Though we often think children less resilient than they are, that would admittedly be a bit too scary for some. For the very young, I’d recommend a start at the Polka in Wimbledon, which regularly combines another essential ingredient, a clear and briskly told story, with ultra-simple stage effects: the briefcase that became a snapping dog in Stuart Little, for instance, or the falling fruit that becomes a mix of house, boat and plane in James and the Giant Peach.
From there a child might move on to The Lion King, with its wonderful evocations of African zoology; from there to the likes of Tim Supple’s Grimm Tales, perhaps the most inventive of the Young Vic’s attempts to restore oddity and grisliness to the old stories; and from there to, say, Helen Edmundson’s brilliant Coram Boy, which is about to be revived at the National.

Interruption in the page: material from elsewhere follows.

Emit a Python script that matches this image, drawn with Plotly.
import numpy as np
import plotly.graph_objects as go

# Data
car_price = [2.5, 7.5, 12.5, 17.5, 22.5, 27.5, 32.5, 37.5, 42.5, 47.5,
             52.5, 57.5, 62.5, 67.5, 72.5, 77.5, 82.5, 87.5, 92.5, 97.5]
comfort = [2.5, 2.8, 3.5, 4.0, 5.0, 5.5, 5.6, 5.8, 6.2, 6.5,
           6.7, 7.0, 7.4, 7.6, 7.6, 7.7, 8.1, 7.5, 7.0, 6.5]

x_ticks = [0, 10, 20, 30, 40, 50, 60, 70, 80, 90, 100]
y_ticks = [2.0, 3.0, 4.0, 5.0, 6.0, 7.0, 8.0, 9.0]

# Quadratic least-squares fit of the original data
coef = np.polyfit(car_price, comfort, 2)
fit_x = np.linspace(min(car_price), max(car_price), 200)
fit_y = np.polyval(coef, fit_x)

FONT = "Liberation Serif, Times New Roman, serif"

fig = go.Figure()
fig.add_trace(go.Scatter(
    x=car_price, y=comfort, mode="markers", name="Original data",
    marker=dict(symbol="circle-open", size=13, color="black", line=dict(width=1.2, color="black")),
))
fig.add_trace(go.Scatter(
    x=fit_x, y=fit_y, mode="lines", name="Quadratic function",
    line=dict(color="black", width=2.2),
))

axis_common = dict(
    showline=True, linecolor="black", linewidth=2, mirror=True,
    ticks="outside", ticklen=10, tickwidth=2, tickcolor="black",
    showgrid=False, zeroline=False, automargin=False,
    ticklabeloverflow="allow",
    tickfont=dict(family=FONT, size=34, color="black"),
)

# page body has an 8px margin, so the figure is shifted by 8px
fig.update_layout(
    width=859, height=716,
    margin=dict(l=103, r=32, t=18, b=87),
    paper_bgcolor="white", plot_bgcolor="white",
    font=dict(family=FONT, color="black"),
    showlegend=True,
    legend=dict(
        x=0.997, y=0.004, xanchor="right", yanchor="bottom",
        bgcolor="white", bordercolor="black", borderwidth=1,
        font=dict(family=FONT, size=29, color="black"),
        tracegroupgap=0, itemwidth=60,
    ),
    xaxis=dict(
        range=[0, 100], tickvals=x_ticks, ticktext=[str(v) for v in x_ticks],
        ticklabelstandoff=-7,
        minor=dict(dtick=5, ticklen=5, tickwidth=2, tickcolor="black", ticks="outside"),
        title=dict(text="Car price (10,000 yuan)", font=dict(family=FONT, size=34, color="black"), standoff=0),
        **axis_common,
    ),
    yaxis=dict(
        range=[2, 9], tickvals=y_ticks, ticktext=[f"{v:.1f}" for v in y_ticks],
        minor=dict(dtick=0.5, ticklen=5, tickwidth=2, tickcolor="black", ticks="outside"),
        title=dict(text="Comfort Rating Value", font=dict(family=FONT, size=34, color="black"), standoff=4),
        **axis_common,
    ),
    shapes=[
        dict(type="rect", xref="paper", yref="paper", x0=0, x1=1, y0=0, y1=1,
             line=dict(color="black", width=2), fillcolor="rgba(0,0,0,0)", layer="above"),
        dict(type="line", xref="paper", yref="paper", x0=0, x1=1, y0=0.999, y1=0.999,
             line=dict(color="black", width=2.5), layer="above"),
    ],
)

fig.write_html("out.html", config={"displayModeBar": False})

Last year my adult companion, witnessing the play’s hangings, drownings and buryings of murdered babies, turned to me and said: “This is for children?” Yes, and more. It’s a stepping stone to Phelim McDermott’s Shockheaded Peter, Sondheim’s Sweeney Todd, Euripides’ Bacchae and, indeed, Macbeth.
It’s perfect preparation for that branch of life called theatre — and that branch of theatre called life.
Tanya Byron, child psychologist
If a child is old enough to sit in front of the telly, he can go to the theatre. And it’s harder the longer you leave it; if your two-year-old is struggling, people will be understanding, but if it’s an eight-year-old, people will be less tolerant.